Japan, Philippine Leaders Set to Agree Defense Deal under OSA Framework

The Yomiuri Shimbun
Prime Minister Fumio Kishida speaks to reporters at Haneda Airport on Friday

MANILA — Prime Minister Fumio Kishida is expected to agree to provide defense-related equipment to the Philippines under a new assistance framework during a meeting with Philippine President Ferdinand Marcos Jr. in Manila on Friday evening.

Japan envisages providing the Philippines with small patrol vessels, radar equipment and other grant aid under the new Official Security Assistance (OSA) framework.

If the deal comes to fruition, it will be the first time for the Japanese government to apply the framework, allowing it to extend grant aid comprising defense equipment and supplies to like-minded countries with shared objectives.

Japan hopes such assistance will strengthen security ties with the Philippines, which has been at odds with China over territorial rights in the South China Sea, with an eye on Beijing’s increasingly hegemonic moves.

Unlike official development assistance (ODA), which is limited to nonmilitary support, the OSA program allows Japan to provide direct support for the militaries of like-minded countries by delivering defense equipment and other supplies, as well as help with developing infrastructure, among other steps.

The Japanese government referred to the introduction of the OSA framework in its National Security Strategy, which was revised last December. Four countries — the Philippines, Malaysia, Bangladesh and Fiji — have been earmarked to receive such aid this fiscal year.

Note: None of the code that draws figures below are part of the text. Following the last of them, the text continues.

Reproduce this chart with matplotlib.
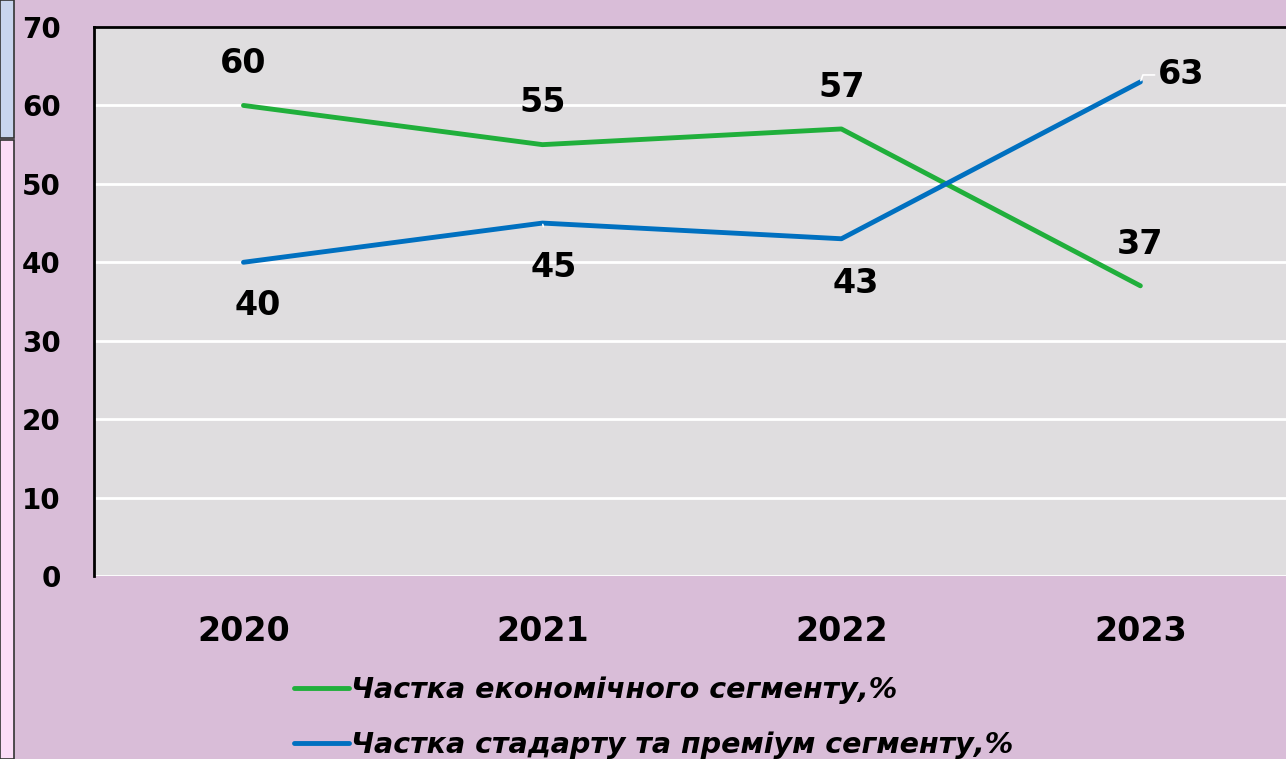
import matplotlib.pyplot as plt
import matplotlib.patches as mpatches
import numpy as np

years = ['2020', '2021', '2022', '2023']
econ = [60, 55, 57, 37]
prem = [40, 45, 43, 63]
econ_label = 'Частка економічного сегменту,%'
prem_label = 'Частка стадарту та преміум сегменту,%'

bg = '#D9BDD8'
plot_bg = '#DFDDDF'
green = '#20AF3B'
blue = '#0070C0'

plt.rcParams['font.family'] = ['DejaVu Sans']

fig = plt.figure(figsize=(12.86, 7.59), dpi=100, facecolor=bg)

# odd boxes on the left edge of the slide
fig.patches.append(mpatches.Rectangle((0, 1 - 138 / 759), 14 / 1286, 138 / 759,
                                      transform=fig.transFigure, facecolor='#C9D5EE',
                                      edgecolor='#333333', lw=1.2, zorder=0))
fig.patches.append(mpatches.Rectangle((0, 0), 14 / 1286, 1 - 140 / 759,
                                      transform=fig.transFigure, facecolor='#FCDDF8',
                                      edgecolor='#333333', lw=1.2, zorder=0))

ax = fig.add_axes([94 / 1286, 1 - 576 / 759, 1 - 94 / 1286 + 0.003, 549 / 759])
ax.set_facecolor(plot_bg)

x = np.arange(len(years))
l1, = ax.plot(x, econ, color=green, lw=3.5, solid_capstyle='round', zorder=3)
l2, = ax.plot(x, prem, color=blue, lw=3.5, solid_capstyle='round', zorder=3)

ax.set_xlim(-0.5, 3.5)
ax.set_ylim(0, 70)
ax.set_yticks(range(0, 71, 10))
ax.set_xticks(x)
ax.set_xticklabels(years)
ax.yaxis.grid(True, color='white', lw=2)
ax.set_axisbelow(True)

for s in ['right', 'bottom']:
    ax.spines[s].set_visible(False)
ax.spines['left'].set_color('black')
ax.spines['left'].set_linewidth(2)
ax.spines['top'].set_color('black')
ax.spines['top'].set_linewidth(2)

ax.tick_params(axis='y', length=0, pad=24, labelsize=20)
ax.tick_params(axis='x', length=0, pad=28, labelsize=24)
for t in ax.get_xticklabels() + ax.get_yticklabels():
    t.set_fontweight('bold')

lab = dict(fontsize=24, fontweight='bold', ha='center', va='center', zorder=5)

# green labels above the points
for i, v in enumerate(econ):
    ax.annotate(str(v), (x[i], v), xytext=(0, 30), textcoords='offset points', **lab)

# blue labels
ax.annotate(str(prem[0]), (x[0], prem[0]), xytext=(10, -31), textcoords='offset points', **lab)
ax.annotate(str(prem[1]), (x[1], prem[1]), xytext=(8, -32), textcoords='offset points',
            arrowprops=dict(arrowstyle='-', color='white', lw=1.2, shrinkA=16, shrinkB=1), **lab)
ax.annotate(str(prem[2]), (x[2], prem[2]), xytext=(10, -32), textcoords='offset points', **lab)
ax.annotate(str(prem[3]), (x[3], prem[3]), xytext=(29, 5), textcoords='offset points',
            arrowprops=dict(arrowstyle='-', color='white', lw=1.2, shrinkA=13, shrinkB=1,
                            connectionstyle='angle,angleA=0,angleB=70,rad=0'), **lab)

leg = fig.legend([l1, l2], [econ_label, prem_label], loc='upper left',
                 bbox_to_anchor=(268 / 1286, 1 - 650 / 759), frameon=False,
                 handlelength=1.95, handletextpad=0.05, labelspacing=0.95,
                 prop=dict(size=20.5, weight='bold', style='italic'))

fig.savefig('out.png', dpi=100, facecolor=bg)
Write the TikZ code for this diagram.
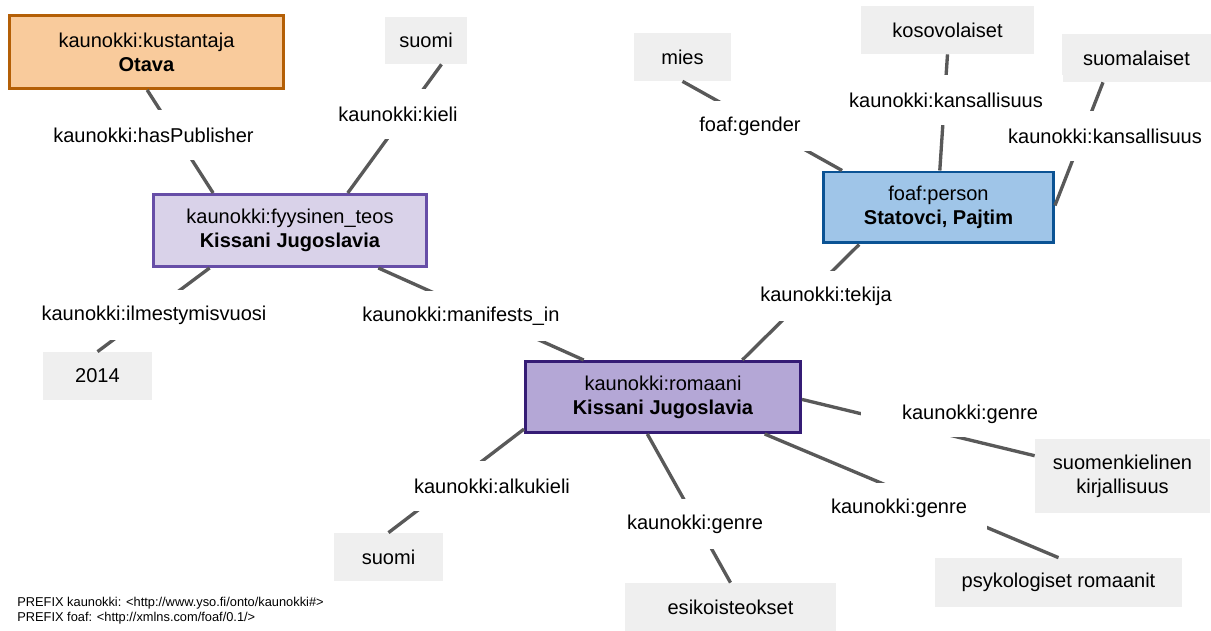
\documentclass[tikz,border=0pt]{standalone}
\usepackage{fontspec}
\setmainfont{Liberation Sans}

\definecolor{pubfill}{HTML}{F9CB9C}
\definecolor{pubdraw}{HTML}{B45F06}
\definecolor{teosfill}{HTML}{D9D2E9}
\definecolor{teosdraw}{HTML}{674EA7}
\definecolor{romfill}{HTML}{B4A7D6}
\definecolor{romdraw}{HTML}{351C75}
\definecolor{persfill}{HTML}{9FC5E8}
\definecolor{persdraw}{HTML}{0B5394}
\definecolor{valfill}{HTML}{EFEFEF}
\definecolor{linkgray}{HTML}{595959}

\begin{document}
\begin{tikzpicture}[x=0.02cm,y=-0.02cm,
    every node/.style={font=\fontsize{11.4}{13.7}\selectfont, align=center, inner sep=0pt},
    classbox/.style={draw, line width=1.7pt},
    valbox/.style={fill=valfill, minimum height=0.96cm},
    proplabel/.style={fill=white, minimum height=1cm, inner xsep=0.4cm},
    link/.style={draw=linkgray, line width=1.9pt}]
    \useasboundingbox (0,0) rectangle (1211,631);

    % Classes
    \node[classbox, fill=pubfill, draw=pubdraw, minimum width=5.48cm, minimum height=1.46cm] (otava) at (146.5,52) {kaunokki:kustantaja\\\textbf{Otava}};
    \node[classbox, fill=teosfill, draw=teosdraw, minimum width=5.46cm, minimum height=1.44cm] (teos) at (290,230.5) {kaunokki:fyysinen\_teos\\\textbf{Kissani Jugoslavia}};
    \node[classbox, fill=romfill, draw=romdraw, minimum width=5.5cm, minimum height=1.42cm] (romaani) at (663,397) {kaunokki:romaani\\\textbf{Kissani Jugoslavia}};
    \node[classbox, fill=persfill, draw=persdraw, minimum width=4.6cm, minimum height=1.42cm] (person) at (938.5,207.5) {foaf:person\\\textbf{Statovci, Pajtim}};

    % Values
    \node[valbox, minimum width=1.64cm, minimum height=0.94cm] (suomiA) at (426,40.5) {suomi};
    \node[valbox, minimum width=2.18cm] (vuosi) at (97.5,376) {2014};
    \node[valbox, minimum width=2.18cm] (suomiB) at (388.5,557) {suomi};
    \node[valbox, minimum width=4.22cm] (esik) at (730.5,607) {esikoisteokset};
    \node[valbox, minimum width=3.5cm, minimum height=1.48cm] (suomenk) at (1122.5,476) {suomenkielinen\\kirjallisuus};
    \node[valbox, minimum width=4.94cm, minimum height=0.98cm] (psyk) at (1058.5,582.5) {psykologiset romaanit};
    \node[valbox, minimum width=1.94cm] (mies) at (682.5,57) {mies};
    \node[valbox, minimum width=3.46cm] (kosovo) at (947.5,30) {kosovolaiset};
    \node[valbox, minimum width=2.98cm] (suomal) at (1136.5,58) {suomalaiset};

    % Connectors
    \draw[link] (otava.-89) -- (teos.154);
    \draw[link] (teos.33) -- (suomiA.-57);
    \draw[link] (teos.-155) -- (vuosi.north);
    \draw[link] (teos.-23) -- (romaani.155);
    \draw[link] (romaani.25) -- (person.-155);
    \draw[link] (person.159) -- (mies.south);
    \draw[link] (person.88) -- (kosovo.south);
    \draw[link] (person.1) -- (suomal.-144);
    \draw[link] (romaani.-1) -- (suomenk.167);
    \draw[link] (romaani.-20) -- (psyk.north);
    \draw[link] (romaani.-113) -- (esik.north);
    \draw[link] (romaani.-167) -- (suomiB.north);

    % Properties
    \node[proplabel] (publisher) at (153.5,135) {kaunokki:hasPublisher};
    \node[proplabel] (kieli) at (398,114) {kaunokki:kieli};
    \node[proplabel] (ilmvuosi) at (154,315) {kaunokki:ilmestymisvuosi};
    \node[proplabel] (manifests) at (461,316) {kaunokki:manifests\_in};
    \node[proplabel] (tekija) at (826,296) {kaunokki:tekija};
    \node[proplabel] (gender) at (750,126) {foaf:gender};
    \node[proplabel] (kansA) at (946,100) {kaunokki:kansallisuus};
    \node[proplabel] (kansB) at (1105,136) {kaunokki:kansallisuus};
    \node[proplabel, inner xsep=0.82cm, minimum height=0.92cm] (genreA) at (970,414) {kaunokki:genre};
    \node[proplabel] (genreB) at (899,508) {kaunokki:genre};
    \node[proplabel] (genreC) at (695,524) {kaunokki:genre};
    \node[proplabel] (alkukieli) at (492,486) {kaunokki:alkukieli};

    % Prefixes
    \node[anchor=base west, font=\fontsize{7.3}{8.5}\selectfont] (prefixA) at (17,606.5) {PREFIX kaunokki: <http://www.yso.fi/onto/kaunokki\#>};
    \node[anchor=base west, font=\fontsize{7.3}{8.5}\selectfont] (prefixB) at (17,621.5) {PREFIX foaf: <http://xmlns.com/foaf/0.1/>};
\end{tikzpicture}
\end{document}
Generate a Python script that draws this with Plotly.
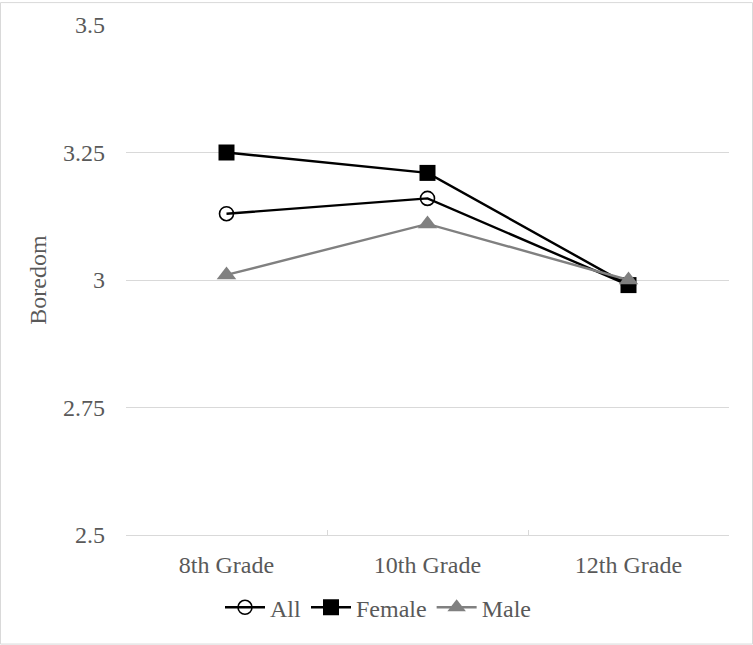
import plotly.graph_objects as go

categories = ["8th Grade", "10th Grade", "12th Grade"]
all_vals = [3.13, 3.16, 2.99]
female_vals = [3.25, 3.21, 2.99]
male_vals = [3.01, 3.11, 3.00]
y_ticks = [2.5, 2.75, 3, 3.25, 3.5]
y_tick_labels = ["2.5", "2.75", "3", "3.25", "3.5"]

W, H = 753, 645
L, R, T, B = 126, 24, 23, 110
pw, ph = W - L - R, H - T - B

font = dict(family="Liberation Serif, Times New Roman, serif", size=24, color="#595959")

fig = go.Figure()
fig.add_trace(go.Scatter(x=categories, y=all_vals, name="All", mode="lines+markers",
                         line=dict(color="black", width=2.4),
                         marker=dict(symbol="circle-open", size=14, color="black", line=dict(width=1.6))))
fig.add_trace(go.Scatter(x=categories, y=female_vals, name="Female", mode="lines+markers",
                         line=dict(color="black", width=2.4),
                         marker=dict(symbol="square", size=16, color="black")))
fig.add_trace(go.Scatter(x=categories, y=male_vals, name="Male", mode="lines+markers",
                         line=dict(color="#808080", width=2.4),
                         marker=dict(symbol="triangle-up", size=17, color="#808080")))

def px_to_paper_x(p):
    return (p - L) / pw

def px_to_paper_y(p):
    return (H - B - p) / ph

fig.update_layout(
    width=W, height=H,
    margin=dict(l=L, r=R, t=T, b=B),
    paper_bgcolor="white", plot_bgcolor="white",
    font=font,
    showlegend=True,
    legend=dict(orientation="h", x=px_to_paper_x(378), xanchor="center", y=px_to_paper_y(608),
                yanchor="middle", font=font, itemwidth=40, tracegroupgap=0,
                bgcolor="rgba(0,0,0,0)"),
    xaxis=dict(type="category", range=[-0.5, 2.5], showgrid=False, showline=True,
               linecolor="#d9d9d9", linewidth=1.3, ticks="inside", tickson="boundaries",
               ticklen=5, tickcolor="#d9d9d9", tickfont=font, zeroline=False,
               ticklabelstandoff=8),
    yaxis=dict(range=[2.5, 3.5], tickvals=y_ticks, ticktext=y_tick_labels, showgrid=True,
               gridcolor="#d9d9d9", gridwidth=1.3, showline=False, zeroline=False,
               ticks="", tickfont=font, ticklabelstandoff=20,
               title=dict(text="Boredom", font=font, standoff=9)),
    shapes=[dict(type="rect", xref="paper", yref="paper",
                 x0=px_to_paper_x(0.5), x1=px_to_paper_x(W - 0.5),
                 y0=px_to_paper_y(H - 0.5), y1=px_to_paper_y(0.5),
                 line=dict(color="#d9d9d9", width=1), layer="below")],
)

fig.write_html("out.html", config={"displayModeBar": False},
               post_script="document.body.style.margin='0';document.body.style.overflow='hidden';")
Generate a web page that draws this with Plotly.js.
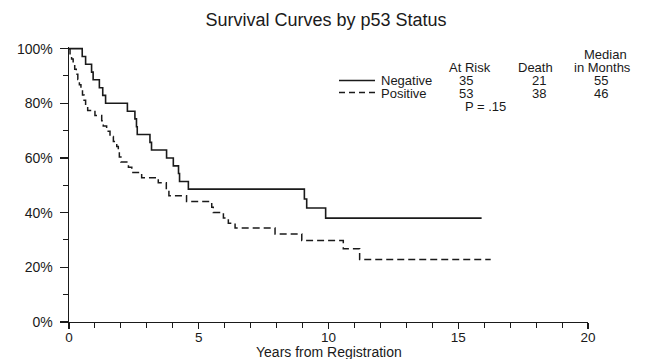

The Japanese and Philippine leaders were also expected to start negotiations at Friday’s summit toward conclusion of the Reciprocal Access Agreement (RAA), which would make it easier for the Self-Defense Forces and the Philippine military to conduct joint exercises.

If the agreement is finalized, the Philippines will become the third country to ink such an understanding with Japan, following Australia and Britain.

“[Japan] aims for a world where human dignity is protected through the maintenance of a free and open international order based on the rule of law,” Kishida said at Haneda Airport on Friday ahead of his trip to the Philippines and Malaysia. “I aim to affirm cooperation [on this point] with the leaders of the two countries.”

Kishida also said he would call on his Philippine and Malaysian counterparts to cooperate on realizing a special summit between Japan and the Association of Southeast Asian Nations, planned to be held in Tokyo in December.

As part of his two-day trip, Kishida is scheduled to deliver a speech at the Philippine Congress on Saturday — a first for a Japanese prime minister. Kishida said he intended to use the occasion to present Japan’s future basic policy on Southeast Asia.

“I want to use the opportunity to send out a clear message to the international community about the future relationship between Japan and Philippines, as well as that between Japan and ASEAN,” Kishida said.

The prime minister plans to meet with Malaysian Prime Minister Anwar Ibrahim on Sunday and return to Japan later the same day.